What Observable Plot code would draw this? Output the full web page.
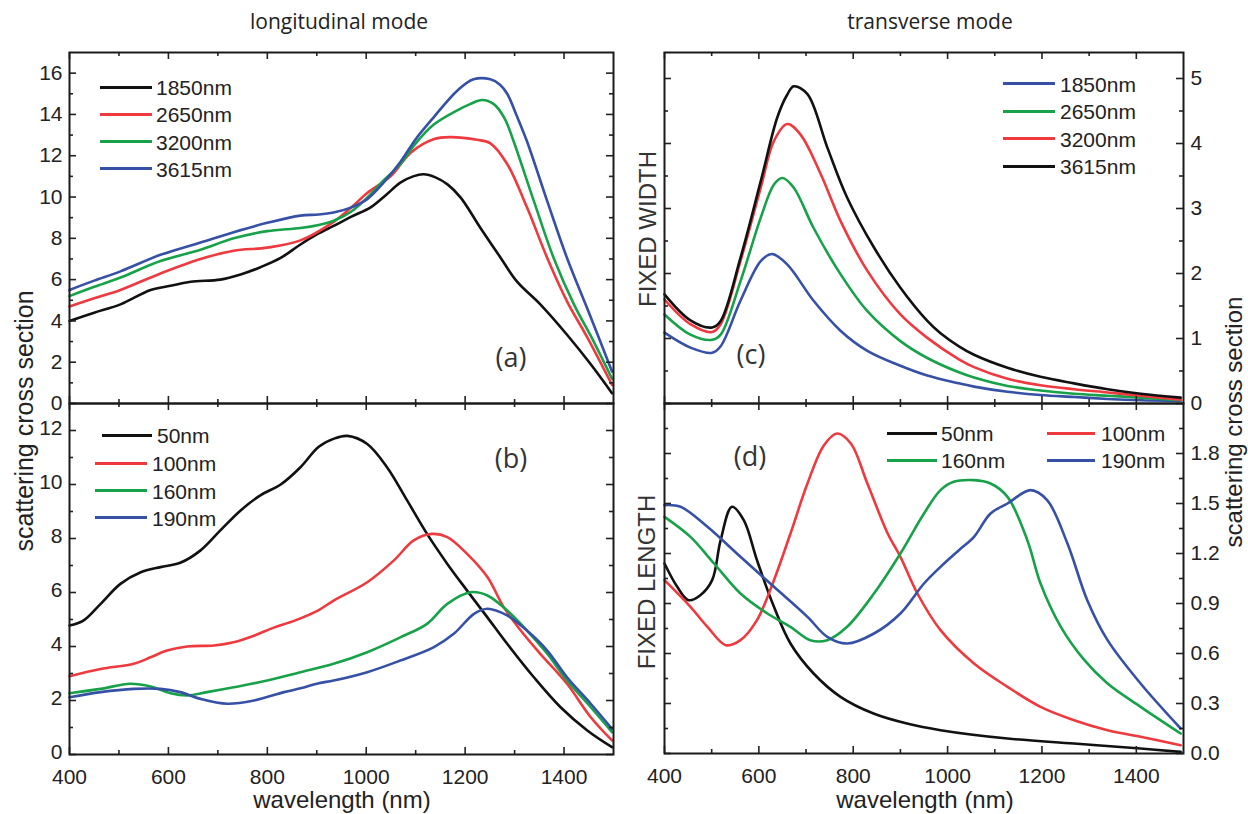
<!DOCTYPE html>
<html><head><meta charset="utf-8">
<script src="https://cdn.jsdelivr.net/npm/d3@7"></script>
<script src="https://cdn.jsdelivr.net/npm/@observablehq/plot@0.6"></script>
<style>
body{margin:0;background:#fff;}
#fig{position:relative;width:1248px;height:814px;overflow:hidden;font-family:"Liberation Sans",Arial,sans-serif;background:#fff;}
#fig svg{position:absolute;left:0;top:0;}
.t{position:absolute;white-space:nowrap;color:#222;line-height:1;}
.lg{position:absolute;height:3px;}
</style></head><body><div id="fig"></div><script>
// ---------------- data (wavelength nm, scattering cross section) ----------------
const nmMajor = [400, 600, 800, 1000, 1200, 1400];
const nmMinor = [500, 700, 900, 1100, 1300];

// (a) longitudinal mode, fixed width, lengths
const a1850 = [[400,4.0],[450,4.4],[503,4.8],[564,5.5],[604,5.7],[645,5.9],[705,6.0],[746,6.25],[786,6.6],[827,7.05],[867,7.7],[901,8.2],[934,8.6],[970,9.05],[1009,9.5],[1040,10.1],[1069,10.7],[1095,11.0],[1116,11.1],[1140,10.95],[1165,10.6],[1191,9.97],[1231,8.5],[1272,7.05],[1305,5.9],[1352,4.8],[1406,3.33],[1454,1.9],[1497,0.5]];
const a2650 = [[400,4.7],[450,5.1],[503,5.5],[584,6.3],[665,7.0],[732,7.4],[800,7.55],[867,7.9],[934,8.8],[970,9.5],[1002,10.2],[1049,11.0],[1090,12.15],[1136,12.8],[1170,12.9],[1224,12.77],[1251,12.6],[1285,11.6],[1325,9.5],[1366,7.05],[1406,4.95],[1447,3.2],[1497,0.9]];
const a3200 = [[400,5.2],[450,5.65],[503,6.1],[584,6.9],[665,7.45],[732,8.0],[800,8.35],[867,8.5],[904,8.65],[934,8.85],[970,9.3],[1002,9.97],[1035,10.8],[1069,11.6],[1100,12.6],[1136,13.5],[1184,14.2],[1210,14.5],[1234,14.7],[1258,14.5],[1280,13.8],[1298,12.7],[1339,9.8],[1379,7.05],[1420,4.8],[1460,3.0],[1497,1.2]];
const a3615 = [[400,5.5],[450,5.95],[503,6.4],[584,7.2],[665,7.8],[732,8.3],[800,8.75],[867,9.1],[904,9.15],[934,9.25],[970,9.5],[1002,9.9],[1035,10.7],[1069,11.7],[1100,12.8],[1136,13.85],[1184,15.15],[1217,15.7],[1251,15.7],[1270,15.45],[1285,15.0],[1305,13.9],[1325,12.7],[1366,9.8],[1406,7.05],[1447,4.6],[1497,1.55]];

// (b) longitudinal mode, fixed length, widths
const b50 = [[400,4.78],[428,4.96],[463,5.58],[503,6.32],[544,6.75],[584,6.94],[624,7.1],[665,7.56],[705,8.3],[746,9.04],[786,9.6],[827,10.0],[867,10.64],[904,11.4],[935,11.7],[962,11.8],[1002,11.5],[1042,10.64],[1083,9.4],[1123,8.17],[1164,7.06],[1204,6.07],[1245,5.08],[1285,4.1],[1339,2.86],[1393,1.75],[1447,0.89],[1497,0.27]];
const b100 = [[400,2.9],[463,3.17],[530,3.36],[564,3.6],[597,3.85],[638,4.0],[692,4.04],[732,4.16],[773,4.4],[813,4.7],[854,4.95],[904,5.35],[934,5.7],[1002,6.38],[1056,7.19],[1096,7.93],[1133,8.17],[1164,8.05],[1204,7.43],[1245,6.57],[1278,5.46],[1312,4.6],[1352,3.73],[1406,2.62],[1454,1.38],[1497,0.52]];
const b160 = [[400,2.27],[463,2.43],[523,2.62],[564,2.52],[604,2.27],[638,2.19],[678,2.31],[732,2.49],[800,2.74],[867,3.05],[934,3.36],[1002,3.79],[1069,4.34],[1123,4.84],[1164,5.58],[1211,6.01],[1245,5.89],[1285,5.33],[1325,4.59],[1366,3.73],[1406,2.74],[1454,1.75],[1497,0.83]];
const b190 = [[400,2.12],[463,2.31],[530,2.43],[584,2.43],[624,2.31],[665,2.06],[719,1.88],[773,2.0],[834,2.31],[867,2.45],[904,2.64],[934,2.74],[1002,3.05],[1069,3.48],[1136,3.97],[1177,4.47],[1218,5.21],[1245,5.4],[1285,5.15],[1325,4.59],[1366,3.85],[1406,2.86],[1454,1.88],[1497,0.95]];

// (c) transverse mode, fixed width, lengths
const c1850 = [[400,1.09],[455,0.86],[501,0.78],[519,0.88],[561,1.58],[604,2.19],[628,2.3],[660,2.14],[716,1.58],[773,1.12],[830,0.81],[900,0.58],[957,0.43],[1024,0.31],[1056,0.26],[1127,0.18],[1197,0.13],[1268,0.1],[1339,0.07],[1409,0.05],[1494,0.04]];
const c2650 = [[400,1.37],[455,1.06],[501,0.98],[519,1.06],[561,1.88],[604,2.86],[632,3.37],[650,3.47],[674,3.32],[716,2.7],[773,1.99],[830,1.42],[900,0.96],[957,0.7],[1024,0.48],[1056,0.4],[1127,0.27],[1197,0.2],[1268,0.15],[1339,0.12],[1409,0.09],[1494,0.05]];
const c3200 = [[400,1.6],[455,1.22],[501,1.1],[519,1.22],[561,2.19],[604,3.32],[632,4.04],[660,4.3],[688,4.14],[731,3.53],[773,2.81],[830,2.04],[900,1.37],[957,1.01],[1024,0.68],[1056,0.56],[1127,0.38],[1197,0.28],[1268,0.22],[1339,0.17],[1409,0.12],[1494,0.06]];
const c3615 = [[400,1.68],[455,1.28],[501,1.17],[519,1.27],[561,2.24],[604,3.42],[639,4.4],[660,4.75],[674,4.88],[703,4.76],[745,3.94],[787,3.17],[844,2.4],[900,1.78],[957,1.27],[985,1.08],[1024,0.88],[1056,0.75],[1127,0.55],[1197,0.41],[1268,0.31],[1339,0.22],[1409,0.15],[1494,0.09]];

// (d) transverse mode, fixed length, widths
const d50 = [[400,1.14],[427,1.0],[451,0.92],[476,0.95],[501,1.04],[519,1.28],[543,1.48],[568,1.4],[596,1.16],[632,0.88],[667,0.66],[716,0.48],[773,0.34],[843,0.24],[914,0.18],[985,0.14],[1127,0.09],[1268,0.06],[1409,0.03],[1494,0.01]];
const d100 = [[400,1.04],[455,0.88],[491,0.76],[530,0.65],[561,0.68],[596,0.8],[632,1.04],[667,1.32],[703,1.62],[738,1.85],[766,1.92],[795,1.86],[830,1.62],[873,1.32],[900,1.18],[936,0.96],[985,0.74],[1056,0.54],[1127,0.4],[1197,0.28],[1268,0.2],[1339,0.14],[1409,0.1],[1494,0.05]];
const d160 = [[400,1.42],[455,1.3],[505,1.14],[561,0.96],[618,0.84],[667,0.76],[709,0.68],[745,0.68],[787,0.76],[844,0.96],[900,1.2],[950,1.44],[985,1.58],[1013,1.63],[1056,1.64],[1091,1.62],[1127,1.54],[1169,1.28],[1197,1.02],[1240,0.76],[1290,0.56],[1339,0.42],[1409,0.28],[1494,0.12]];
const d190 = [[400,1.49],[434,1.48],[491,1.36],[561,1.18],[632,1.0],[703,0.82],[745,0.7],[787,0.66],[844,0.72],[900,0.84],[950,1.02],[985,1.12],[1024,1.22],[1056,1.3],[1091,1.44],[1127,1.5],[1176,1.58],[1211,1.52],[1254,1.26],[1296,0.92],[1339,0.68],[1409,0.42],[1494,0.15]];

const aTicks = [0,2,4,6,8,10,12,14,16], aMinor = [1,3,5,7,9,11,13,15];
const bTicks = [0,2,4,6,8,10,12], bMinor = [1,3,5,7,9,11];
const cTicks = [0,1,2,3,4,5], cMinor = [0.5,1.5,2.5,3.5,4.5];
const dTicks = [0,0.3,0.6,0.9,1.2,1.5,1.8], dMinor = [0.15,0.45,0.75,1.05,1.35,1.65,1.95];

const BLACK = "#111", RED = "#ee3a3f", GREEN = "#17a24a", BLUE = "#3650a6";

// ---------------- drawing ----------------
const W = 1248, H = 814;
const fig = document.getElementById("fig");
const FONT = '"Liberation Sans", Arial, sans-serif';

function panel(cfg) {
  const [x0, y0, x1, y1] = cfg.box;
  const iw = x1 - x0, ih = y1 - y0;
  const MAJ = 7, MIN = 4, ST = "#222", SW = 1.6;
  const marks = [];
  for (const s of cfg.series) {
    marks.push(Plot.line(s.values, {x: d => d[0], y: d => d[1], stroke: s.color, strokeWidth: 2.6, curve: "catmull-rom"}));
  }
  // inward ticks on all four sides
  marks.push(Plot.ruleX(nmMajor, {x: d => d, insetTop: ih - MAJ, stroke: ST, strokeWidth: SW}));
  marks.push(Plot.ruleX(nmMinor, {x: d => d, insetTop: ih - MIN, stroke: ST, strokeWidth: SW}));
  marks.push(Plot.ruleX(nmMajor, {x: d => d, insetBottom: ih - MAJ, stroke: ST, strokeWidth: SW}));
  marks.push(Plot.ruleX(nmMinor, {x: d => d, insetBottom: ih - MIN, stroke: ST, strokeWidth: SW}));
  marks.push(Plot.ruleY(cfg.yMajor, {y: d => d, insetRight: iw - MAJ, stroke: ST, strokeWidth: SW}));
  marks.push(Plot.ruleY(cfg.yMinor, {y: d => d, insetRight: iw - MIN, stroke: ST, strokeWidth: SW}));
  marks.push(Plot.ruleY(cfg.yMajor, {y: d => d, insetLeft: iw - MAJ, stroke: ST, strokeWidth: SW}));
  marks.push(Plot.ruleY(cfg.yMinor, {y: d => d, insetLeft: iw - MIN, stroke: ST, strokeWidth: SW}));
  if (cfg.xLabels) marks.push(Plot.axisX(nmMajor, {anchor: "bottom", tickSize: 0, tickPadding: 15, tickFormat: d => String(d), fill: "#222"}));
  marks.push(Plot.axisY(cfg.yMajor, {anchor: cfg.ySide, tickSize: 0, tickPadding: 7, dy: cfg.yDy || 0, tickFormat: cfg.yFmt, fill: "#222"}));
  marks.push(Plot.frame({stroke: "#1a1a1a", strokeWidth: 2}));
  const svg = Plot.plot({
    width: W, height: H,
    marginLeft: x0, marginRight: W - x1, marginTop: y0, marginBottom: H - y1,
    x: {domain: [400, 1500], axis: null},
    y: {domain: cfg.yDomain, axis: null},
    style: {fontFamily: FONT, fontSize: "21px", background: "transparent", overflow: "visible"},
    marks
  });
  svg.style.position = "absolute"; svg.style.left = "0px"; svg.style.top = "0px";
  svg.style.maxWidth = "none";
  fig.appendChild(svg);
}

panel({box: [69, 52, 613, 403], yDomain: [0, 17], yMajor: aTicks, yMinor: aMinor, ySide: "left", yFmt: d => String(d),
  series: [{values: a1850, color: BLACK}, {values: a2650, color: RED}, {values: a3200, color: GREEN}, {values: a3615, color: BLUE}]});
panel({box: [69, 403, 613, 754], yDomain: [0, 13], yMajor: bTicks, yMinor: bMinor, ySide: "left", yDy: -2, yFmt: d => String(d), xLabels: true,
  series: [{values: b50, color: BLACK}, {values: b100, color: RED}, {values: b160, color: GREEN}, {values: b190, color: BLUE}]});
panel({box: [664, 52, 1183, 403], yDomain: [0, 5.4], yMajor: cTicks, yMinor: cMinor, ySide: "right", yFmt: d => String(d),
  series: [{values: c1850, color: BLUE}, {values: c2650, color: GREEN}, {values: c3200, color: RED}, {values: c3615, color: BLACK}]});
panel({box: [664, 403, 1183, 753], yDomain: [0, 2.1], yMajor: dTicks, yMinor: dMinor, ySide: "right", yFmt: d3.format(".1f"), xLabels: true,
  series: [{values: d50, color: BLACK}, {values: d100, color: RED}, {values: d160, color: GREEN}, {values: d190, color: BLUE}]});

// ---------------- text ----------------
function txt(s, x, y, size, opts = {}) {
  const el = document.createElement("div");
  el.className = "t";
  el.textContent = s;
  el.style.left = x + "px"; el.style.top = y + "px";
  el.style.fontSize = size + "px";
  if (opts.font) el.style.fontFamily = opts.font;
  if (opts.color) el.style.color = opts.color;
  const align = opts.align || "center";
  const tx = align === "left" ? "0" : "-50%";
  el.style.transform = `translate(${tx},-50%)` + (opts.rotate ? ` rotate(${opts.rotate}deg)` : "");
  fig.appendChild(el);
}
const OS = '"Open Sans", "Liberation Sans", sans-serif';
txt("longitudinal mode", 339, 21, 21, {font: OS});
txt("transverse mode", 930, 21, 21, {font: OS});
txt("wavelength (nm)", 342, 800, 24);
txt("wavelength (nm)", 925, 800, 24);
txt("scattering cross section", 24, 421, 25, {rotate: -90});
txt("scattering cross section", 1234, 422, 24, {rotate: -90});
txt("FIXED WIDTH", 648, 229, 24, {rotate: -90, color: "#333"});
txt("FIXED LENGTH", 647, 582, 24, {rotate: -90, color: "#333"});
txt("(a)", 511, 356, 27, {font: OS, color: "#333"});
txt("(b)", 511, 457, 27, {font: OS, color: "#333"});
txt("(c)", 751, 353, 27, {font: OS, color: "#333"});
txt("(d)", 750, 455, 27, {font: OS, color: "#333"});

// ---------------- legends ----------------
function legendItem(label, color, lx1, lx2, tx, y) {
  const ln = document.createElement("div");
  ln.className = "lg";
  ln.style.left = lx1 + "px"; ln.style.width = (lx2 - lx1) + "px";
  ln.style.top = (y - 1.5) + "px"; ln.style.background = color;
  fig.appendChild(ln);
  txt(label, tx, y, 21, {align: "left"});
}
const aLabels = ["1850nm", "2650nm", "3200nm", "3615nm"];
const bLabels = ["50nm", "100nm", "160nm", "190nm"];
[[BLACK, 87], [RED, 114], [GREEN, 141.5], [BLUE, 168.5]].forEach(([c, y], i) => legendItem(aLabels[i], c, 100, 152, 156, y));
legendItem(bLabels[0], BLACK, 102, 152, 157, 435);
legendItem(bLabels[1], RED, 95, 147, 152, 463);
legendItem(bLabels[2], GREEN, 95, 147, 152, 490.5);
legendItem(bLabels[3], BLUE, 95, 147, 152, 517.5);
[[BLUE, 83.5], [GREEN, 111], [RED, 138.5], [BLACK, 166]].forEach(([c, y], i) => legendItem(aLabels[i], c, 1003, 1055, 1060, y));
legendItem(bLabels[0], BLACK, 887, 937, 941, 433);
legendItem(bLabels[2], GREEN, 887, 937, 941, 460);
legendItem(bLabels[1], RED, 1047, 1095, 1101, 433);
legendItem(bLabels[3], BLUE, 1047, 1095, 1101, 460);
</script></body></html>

◇ ◇ ◇

# WHAT IS ASKED
Omit the pictures, then repeat exactly each line from the beginning of the listing through the line with "const nmMinor = [500, 700, 900, 1100, 1300];".

# EXERCISE RESULT
What Observable Plot code would draw this? Output the full web page.
<!DOCTYPE html>
<html><head><meta charset="utf-8">
<script src="https://cdn.jsdelivr.net/npm/d3@7"></script>
<script src="https://cdn.jsdelivr.net/npm/@observablehq/plot@0.6"></script>
<style>
body{margin:0;background:#fff;}
#fig{position:relative;width:1248px;height:814px;overflow:hidden;font-family:"Liberation Sans",Arial,sans-serif;background:#fff;}
#fig svg{position:absolute;left:0;top:0;}
.t{position:absolute;white-space:nowrap;color:#222;line-height:1;}
.lg{position:absolute;height:3px;}
</style></head><body><div id="fig"></div><script>
// ---------------- data (wavelength nm, scattering cross section) ----------------
const nmMajor = [400, 600, 800, 1000, 1200, 1400];
const nmMinor = [500, 700, 900, 1100, 1300];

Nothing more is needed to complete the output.